I'm still in the middle of it, and it's slow going. The author describes, at lenght, each of Barker's plays and stories. He tells us of the plot, themes, 'and then this happened's, and he quotes the stories as well. I could read the stories myself and get a better understanding. What I want with this book is the story of Barker, not the stories of Barker. I need to develop my skimming skills.....
Started reading this as research for my dissertation. Haven't actually read it all, but I love it. Clive Barker is so cool, and Douglas Winter incorporates the literary analysis with the personal really well. Don't necessarily expect a full biography, but it's a good introduction to a lot of his work.
A superb and exhaustive insight into the life, heart, mind and work of one of my favourite creators. I return to it often to read about the stories behind Barker's stories, and find fresh inspiration for my own.
While it was interesting to read a bit more about this great author, the writing started to get on my nerves after about fifty pages and the long, winding descriptions about his plays while in school I found just uninteresting. Even the chapters about his books were mostly outlines of the stories, and for me the book just didn't deliver. Had the feeling I would much rather read some of his books again than plough through this dull work. A man with a mind like Barker's deserves a better biography.
This book took me over a year to read. Overall, it's a good read just a lot to digest. The book takes a lot of time going through entire plots of his plays, books and films. So, if you never have or never plan on reading any of his works, this book will be more for you. I wish it focused more on the behind the scenes of things or his life stories a little more.
Let me preface this review with this: I LOVE Clive Barker. If he published a book of his grocery lists from the last 20 years, I would buy it.
So naturally I thought this would be an awesome book. Not really. 80% was nothing more than a rehash of his novels - which I already read! If I wanted to reread them, I would.
On top of that, the writing was so dry I found myself falling asleep as I was reading it.
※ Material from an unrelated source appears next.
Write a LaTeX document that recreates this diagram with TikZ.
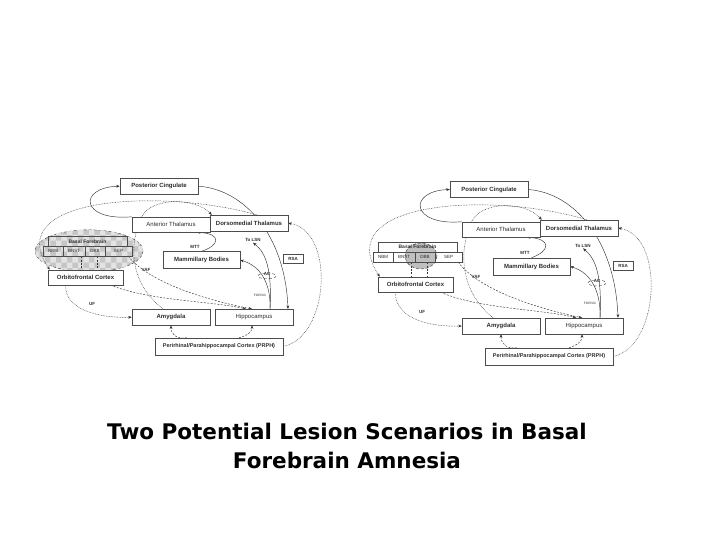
\documentclass[tikz,border=0pt]{standalone}
\usepackage{fontspec}
\usepackage{tikz}
\usetikzlibrary{arrows.meta,backgrounds,patterns}
\newfontfamily\labelfont{Liberation Sans}
\newfontfamily\titlefont{DejaVu Sans}

\tikzset{
	region/.style={draw=gray!60!black, fill=white, line width=0.5pt, inner sep=0pt,
		minimum width=78pt, minimum height=16pt, text=gray!35!black,
		font=\labelfont\bfseries\fontsize{6}{7}\selectfont},
	cell/.style={draw=gray!60!black, line width=0.35pt, inner sep=0pt,
		minimum height=10pt, text=gray!35!black,
		font=\labelfont\fontsize{4.5}{5}\selectfont},
	pathlbl/.style={inner sep=0.5pt, text=gray!35!black,
		font=\labelfont\bfseries\fontsize{4.5}{5}\selectfont},
	link/.style={draw=gray!40!black, line width=0.45pt},
	dotlink/.style={link, dash pattern=on 0.7pt off 0.9pt},
	dashlink/.style={link, dash pattern=on 2pt off 1.4pt},
	>={Stealth[length=3.5pt,width=2.8pt]}
}

% one copy of the circuit; #1 = the lesion, drawn behind everything
\newcommand{\circuit}[1]{
	\node[region] (PC)   at (129,8.5)   {Posterior Cingulate};
	\node[region, minimum height=15pt, font=\labelfont\fontsize{6}{7}\selectfont]
	                   (AT)   at (141,48.5)  {Anterior Thalamus};
	\node[region] (DMT)  at (219,47)    {Dorsomedial Thalamus};
	\node[cell, minimum width=79pt, font=\labelfont\bfseries\fontsize{5}{6}\selectfont]
	                   (BF)   at (57.5,66)   {Basal Forebrain};
	\node[cell, minimum width=20pt] (NBM)  at (23,76)   {NBM};
	\node[cell, minimum width=22pt] (BNST) at (44,76)   {BNST};
	\node[cell, minimum width=20pt] (DBB)  at (65,76)   {DBB};
	\node[cell, minimum width=27pt] (SEP)  at (88.5,76) {SEP};
	\node[region, minimum width=75pt, minimum height=15pt]
	                   (OFC)  at (55.5,103.5) {Orbitofrontal Cortex};
	\node[region, minimum width=77pt, minimum height=17pt]
	                   (MB)   at (171.5,85.5) {Mammillary Bodies};
	\node[region, minimum width=20pt, minimum height=9pt,
	      font=\labelfont\bfseries\fontsize{4.5}{5}\selectfont]
	                   (RSA)  at (263,84.5)  {RSA};
	\node[region] (Amy)  at (141,145)   {Amygdala};
	\node[region, font=\labelfont\fontsize{6}{7}\selectfont]
	                   (Hip)  at (224,145)   {Hippocampus};
	\node[region, minimum width=128pt, minimum height=17pt,
	      font=\labelfont\bfseries\fontsize{5.5}{6}\selectfont]
	                   (PRPH) at (189,175.5) {Perirhinal/Parahippocampal Cortex (PRPH)};
	
	\node[pathlbl] (LSN)    at (223,65)  {To LSN};
	\node[pathlbl] (MTT)    at (165,72)  {MTT};
	\node[pathlbl] (AC)     at (237,100) {AC};
	\node[pathlbl, font=\labelfont\fontsize{3.2}{4}\selectfont]
	                   (fornix) at (230,122) {FORNIX};
	\node[pathlbl] (VAF)    at (116,96)  {VAF};
	\node[pathlbl] (UF)     at (62,131)  {UF};
	\draw[link, densely dashed, line width=0.35pt] (237,102) ellipse [x radius=9, y radius=3];
	
	\begin{scope}[on background layer]
		#1
		\draw[link,->] (AT.north west) .. controls (50,45) and (48,10) .. (PC.west);
		\draw[link,->] (PC.east) .. controls (215,12) and (255,60) .. ([xshift=34]Hip.north);
		\draw[dotlink,->] (PRPH.east) .. controls (300,165) and (305,55) .. (DMT.east);
		\draw[dotlink,->] ([xshift=8]DMT.north) .. controls (130,10) and (-30,20) .. ([xshift=2]OFC.north west);
		\draw[dotlink,->] ([xshift=-8]Amy.north) .. controls (100,110) and (98,70) .. (112,40)
		      .. controls (122,20) and (165,20) .. ([xshift=2]DMT.north west);
		\draw[link,->] (MB.north) .. controls (190,70) and (192,58) .. ([xshift=26]AT.south);
		\draw[link,->] ([xshift=16]Hip.north) .. controls (241,112) and (232,92) .. (MB.east);
		\draw[link,->] ([xshift=16]Hip.north) .. controls (242,95) and (236,78) .. (LSN.south);
		\draw[dotlink,->] ([xshift=-20]OFC.south) .. controls (35,140) and (75,146) .. (Amy.west);
		\draw[dashlink,->] ([xshift=25]OFC.south) .. controls (120,128) and (180,128) .. ([xshift=-8]Hip.north);
		\draw[dashlink,->] ([xshift=-4]SEP.south east) .. controls (120,110) and (180,128) .. ([xshift=-2]Hip.north);
		\draw[dashlink] ([xshift=7]BNST.south) -- ([xshift=7]BNST.south |- OFC.north);
		\draw[dashlink] ([xshift=2]DBB.south) -- ([xshift=2]DBB.south |- OFC.north);
		\draw[dashlink,->] ([xshift=-32]PRPH.north) .. controls (148,168) and (141,164) .. (Amy.south);
		\draw[dashlink,->] ([xshift=20]PRPH.north) .. controls (218,164) and (222,160) .. ([xshift=-2]Hip.south);
	\end{scope}
}

\begin{document}
\begin{tikzpicture}[x=1pt, y=-1pt]
	\useasboundingbox (0,0) rectangle (720,540);
	
	% large lesion
	\begin{scope}[shift={(30,178)}, yscale=0.96]
		\circuit{\draw[densely dashed, draw=gray!40!black, fill=gray!45,
			postaction={pattern=checkerboard, pattern color=gray!22}]
			(59,76) ellipse [x radius=54, y radius=22];}
	\end{scope}
	
	% small lesion
	\begin{scope}[shift={(360,181)}]
		\circuit{\draw[densely dashed, draw=gray!40!black, fill=gray!50]
			(61,75) ellipse [x radius=16, y radius=13];}
	\end{scope}
	
	\node[font=\titlefont\bfseries\fontsize{21.5}{29}\selectfont, align=center]
	      (title) at (347,446) {Two Potential Lesion Scenarios in Basal\\Forebrain Amnesia};
\end{tikzpicture}
\end{document}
This book could have easily been half the size had the author just stuck more to Clive's life and less to his well known body of work.
I couldn't wait to start the book when I first got it. Actually had to put it down because I couldn't get into it. Tried to read it a second time and forced my way through - with the knowledge that it will actually end.
Exhaustively complete, this is about as good a resource of Clive Barker and his work (the biography takes him from birth right up to publication) that you're likely to ever get. Taking in his early films, the Dog Company and his theatre work, his Hollywood experiences and on, this is a terrific read. Very highly recommended.